== Information supplied
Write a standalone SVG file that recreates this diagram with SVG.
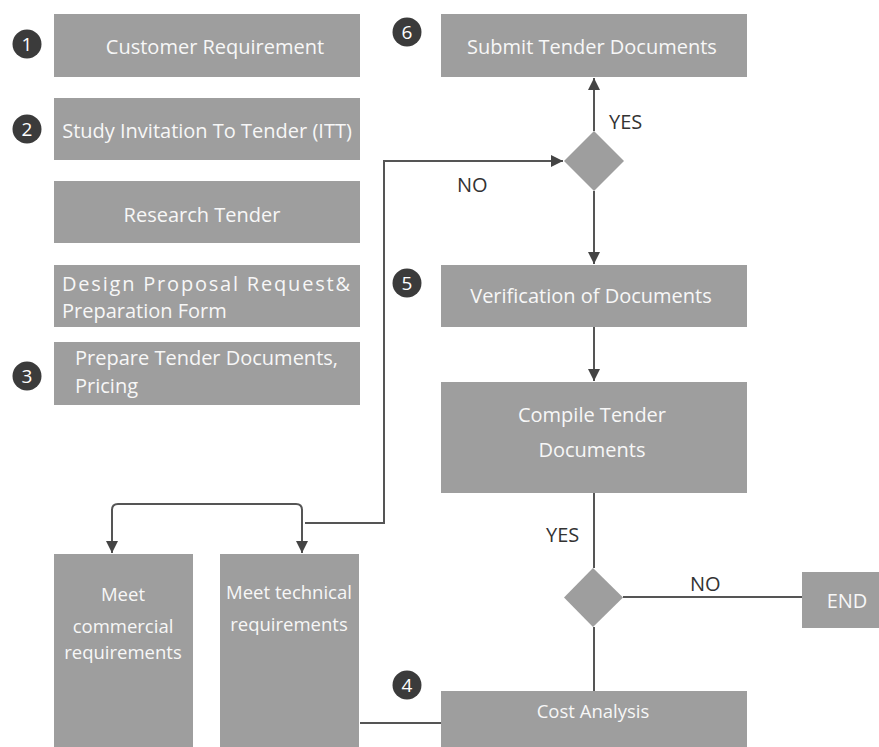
<svg xmlns="http://www.w3.org/2000/svg" width="879" height="747" viewBox="0 0 879 747">
<defs>
<style>
.box{fill:#9e9e9e}
.t{font-family:"Open Sans","Noto Sans",sans-serif;font-size:20px;fill:#f7f7f7}
.s{font-size:18.5px}
.tc{text-anchor:middle}
.lbl{font-family:"Open Sans","Noto Sans",sans-serif;font-size:20px;fill:#333}
.num{fill:#3b3b3b}
.nt{font-family:"Open Sans","Noto Sans",sans-serif;font-size:19px;fill:#fff;text-anchor:middle}
.ln{fill:none;stroke:#555;stroke-width:2}
</style>
<marker id="ah" viewBox="0 0 10 10" refX="10" refY="5" markerWidth="12" markerHeight="12" markerUnits="userSpaceOnUse" orient="auto">
<path d="M0,0 L10,5 L0,10 z" fill="#444"/>
</marker>
</defs>
<rect width="879" height="747" fill="#fff"/>
<g id="connectors">
<path class="ln" d="M594,131 V78" marker-end="url(#ah)"/>
<path class="ln" d="M305,523 H384 V161 H563" marker-end="url(#ah)"/>
<path class="ln" d="M594,191 V264" marker-end="url(#ah)"/>
<path class="ln" d="M594,327 V381" marker-end="url(#ah)"/>
<path class="ln" d="M200,504 H296 Q302,504 302,510 V553" marker-end="url(#ah)"/>
<path class="ln" d="M200,504 H118 Q112,504 112,510 V553" marker-end="url(#ah)"/>
<path class="ln" d="M594,493 V568"/>
<path class="ln" d="M623,597 H802"/>
<path class="ln" d="M594,627 V691"/>
<path class="ln" d="M360,723 H441"/>
<text class="lbl" x="609" y="129">YES</text>
<text class="lbl" x="457" y="192">NO</text>
<text class="lbl" x="546" y="542">YES</text>
<text class="lbl" x="690" y="591">NO</text>
</g>
<g id="n1"><rect class="box" x="54" y="14" width="306" height="63"/><text class="t tc" x="215" y="54">Customer Requirement</text></g>
<g id="c1"><circle class="num" cx="27" cy="44" r="14.5"/><text class="nt" x="27" y="51">1</text></g>
<g id="n2"><rect class="box" x="54" y="98" width="306" height="62"/><text class="t tc" x="207" y="138">Study Invitation To Tender (ITT)</text></g>
<g id="c2"><circle class="num" cx="27" cy="129" r="14.5"/><text class="nt" x="27" y="136">2</text></g>
<g id="n3"><rect class="box" x="54" y="181" width="306" height="62"/><text class="t tc" x="202" y="222">Research Tender</text></g>
<g id="n4"><rect class="box" x="54" y="265" width="306" height="62"/><text class="t" x="62" y="291" textLength="288" lengthAdjust="spacing">Design Proposal Request&amp;</text><text class="t" x="62" y="318">Preparation Form</text></g>
<g id="n5"><rect class="box" x="54" y="342" width="306" height="63"/><text class="t" x="75" y="365">Prepare Tender Documents,</text><text class="t" x="75" y="393">Pricing</text></g>
<g id="c3"><circle class="num" cx="27" cy="376" r="14.5"/><text class="nt" x="27" y="383">3</text></g>
<g id="n6"><rect class="box" x="441" y="14" width="306" height="63"/><text class="t tc" x="592" y="54">Submit Tender Documents</text></g>
<g id="c6"><circle class="num" cx="407" cy="32" r="14.5"/><text class="nt" x="407" y="39">6</text></g>
<g id="d1"><polygon class="box" points="594,131 624,161 594,191 564,161"/></g>
<g id="n7"><rect class="box" x="441" y="265" width="306" height="62"/><text class="t tc" x="591" y="303">Verification of Documents</text></g>
<g id="c5"><circle class="num" cx="407" cy="283" r="14.5"/><text class="nt" x="407" y="290">5</text></g>
<g id="n8"><rect class="box" x="441" y="382" width="306" height="111"/><text class="t tc" x="592" y="422">Compile Tender</text><text class="t tc" x="592" y="457">Documents</text></g>
<g id="d2"><polygon class="box" points="593,568 623,597.5 593,627 564,597.5"/></g>
<g id="n9"><rect class="box" x="802" y="572" width="77" height="56"/><text class="t tc" x="847" y="608">END</text></g>
<g id="n10"><rect class="box" x="441" y="691" width="306" height="56"/><text class="t s tc" x="593" y="718">Cost Analysis</text></g>
<g id="c4"><circle class="num" cx="407" cy="685" r="14.5"/><text class="nt" x="407" y="692">4</text></g>
<g id="n11"><rect class="box" x="54" y="554" width="139" height="193"/><text class="t s tc" x="123" y="601">Meet</text><text class="t s tc" x="123" y="633">commercial</text><text class="t s tc" x="123" y="659">requirements</text></g>
<g id="n12"><rect class="box" x="220" y="554" width="139" height="193"/><text class="t s tc" x="289" y="599">Meet technical</text><text class="t s tc" x="289" y="631">requirements</text></g>
</svg>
====
▶ **Exercise task**
Every line above should be returned exactly; the pictures stay out.

▶ **Exercise output**
Write a standalone SVG file that recreates this diagram with SVG.
<svg xmlns="http://www.w3.org/2000/svg" width="879" height="747" viewBox="0 0 879 747">
<defs>
<style>
.box{fill:#9e9e9e}
.t{font-family:"Open Sans","Noto Sans",sans-serif;font-size:20px;fill:#f7f7f7}
.s{font-size:18.5px}
.tc{text-anchor:middle}
.lbl{font-family:"Open Sans","Noto Sans",sans-serif;font-size:20px;fill:#333}
.num{fill:#3b3b3b}
.nt{font-family:"Open Sans","Noto Sans",sans-serif;font-size:19px;fill:#fff;text-anchor:middle}
.ln{fill:none;stroke:#555;stroke-width:2}
</style>
<marker id="ah" viewBox="0 0 10 10" refX="10" refY="5" markerWidth="12" markerHeight="12" markerUnits="userSpaceOnUse" orient="auto">
<path d="M0,0 L10,5 L0,10 z" fill="#444"/>
</marker>
</defs>
<rect width="879" height="747" fill="#fff"/>
<g id="connectors">
<path class="ln" d="M594,131 V78" marker-end="url(#ah)"/>
<path class="ln" d="M305,523 H384 V161 H563" marker-end="url(#ah)"/>
<path class="ln" d="M594,191 V264" marker-end="url(#ah)"/>
<path class="ln" d="M594,327 V381" marker-end="url(#ah)"/>
<path class="ln" d="M200,504 H296 Q302,504 302,510 V553" marker-end="url(#ah)"/>
<path class="ln" d="M200,504 H118 Q112,504 112,510 V553" marker-end="url(#ah)"/>
<path class="ln" d="M594,493 V568"/>
<path class="ln" d="M623,597 H802"/>
<path class="ln" d="M594,627 V691"/>
<path class="ln" d="M360,723 H441"/>
<text class="lbl" x="609" y="129">YES</text>
<text class="lbl" x="457" y="192">NO</text>
<text class="lbl" x="546" y="542">YES</text>
<text class="lbl" x="690" y="591">NO</text>
</g>
<g id="n1"><rect class="box" x="54" y="14" width="306" height="63"/><text class="t tc" x="215" y="54">Customer Requirement</text></g>
<g id="c1"><circle class="num" cx="27" cy="44" r="14.5"/><text class="nt" x="27" y="51">1</text></g>
<g id="n2"><rect class="box" x="54" y="98" width="306" height="62"/><text class="t tc" x="207" y="138">Study Invitation To Tender (ITT)</text></g>
<g id="c2"><circle class="num" cx="27" cy="129" r="14.5"/><text class="nt" x="27" y="136">2</text></g>
<g id="n3"><rect class="box" x="54" y="181" width="306" height="62"/><text class="t tc" x="202" y="222">Research Tender</text></g>
<g id="n4"><rect class="box" x="54" y="265" width="306" height="62"/><text class="t" x="62" y="291" textLength="288" lengthAdjust="spacing">Design Proposal Request&amp;</text><text class="t" x="62" y="318">Preparation Form</text></g>
<g id="n5"><rect class="box" x="54" y="342" width="306" height="63"/><text class="t" x="75" y="365">Prepare Tender Documents,</text><text class="t" x="75" y="393">Pricing</text></g>
<g id="c3"><circle class="num" cx="27" cy="376" r="14.5"/><text class="nt" x="27" y="383">3</text></g>
<g id="n6"><rect class="box" x="441" y="14" width="306" height="63"/><text class="t tc" x="592" y="54">Submit Tender Documents</text></g>
<g id="c6"><circle class="num" cx="407" cy="32" r="14.5"/><text class="nt" x="407" y="39">6</text></g>
<g id="d1"><polygon class="box" points="594,131 624,161 594,191 564,161"/></g>
<g id="n7"><rect class="box" x="441" y="265" width="306" height="62"/><text class="t tc" x="591" y="303">Verification of Documents</text></g>
<g id="c5"><circle class="num" cx="407" cy="283" r="14.5"/><text class="nt" x="407" y="290">5</text></g>
<g id="n8"><rect class="box" x="441" y="382" width="306" height="111"/><text class="t tc" x="592" y="422">Compile Tender</text><text class="t tc" x="592" y="457">Documents</text></g>
<g id="d2"><polygon class="box" points="593,568 623,597.5 593,627 564,597.5"/></g>
<g id="n9"><rect class="box" x="802" y="572" width="77" height="56"/><text class="t tc" x="847" y="608">END</text></g>
<g id="n10"><rect class="box" x="441" y="691" width="306" height="56"/><text class="t s tc" x="593" y="718">Cost Analysis</text></g>
<g id="c4"><circle class="num" cx="407" cy="685" r="14.5"/><text class="nt" x="407" y="692">4</text></g>
<g id="n11"><rect class="box" x="54" y="554" width="139" height="193"/><text class="t s tc" x="123" y="601">Meet</text><text class="t s tc" x="123" y="633">commercial</text><text class="t s tc" x="123" y="659">requirements</text></g>
<g id="n12"><rect class="box" x="220" y="554" width="139" height="193"/><text class="t s tc" x="289" y="599">Meet technical</text><text class="t s tc" x="289" y="631">requirements</text></g>
</svg>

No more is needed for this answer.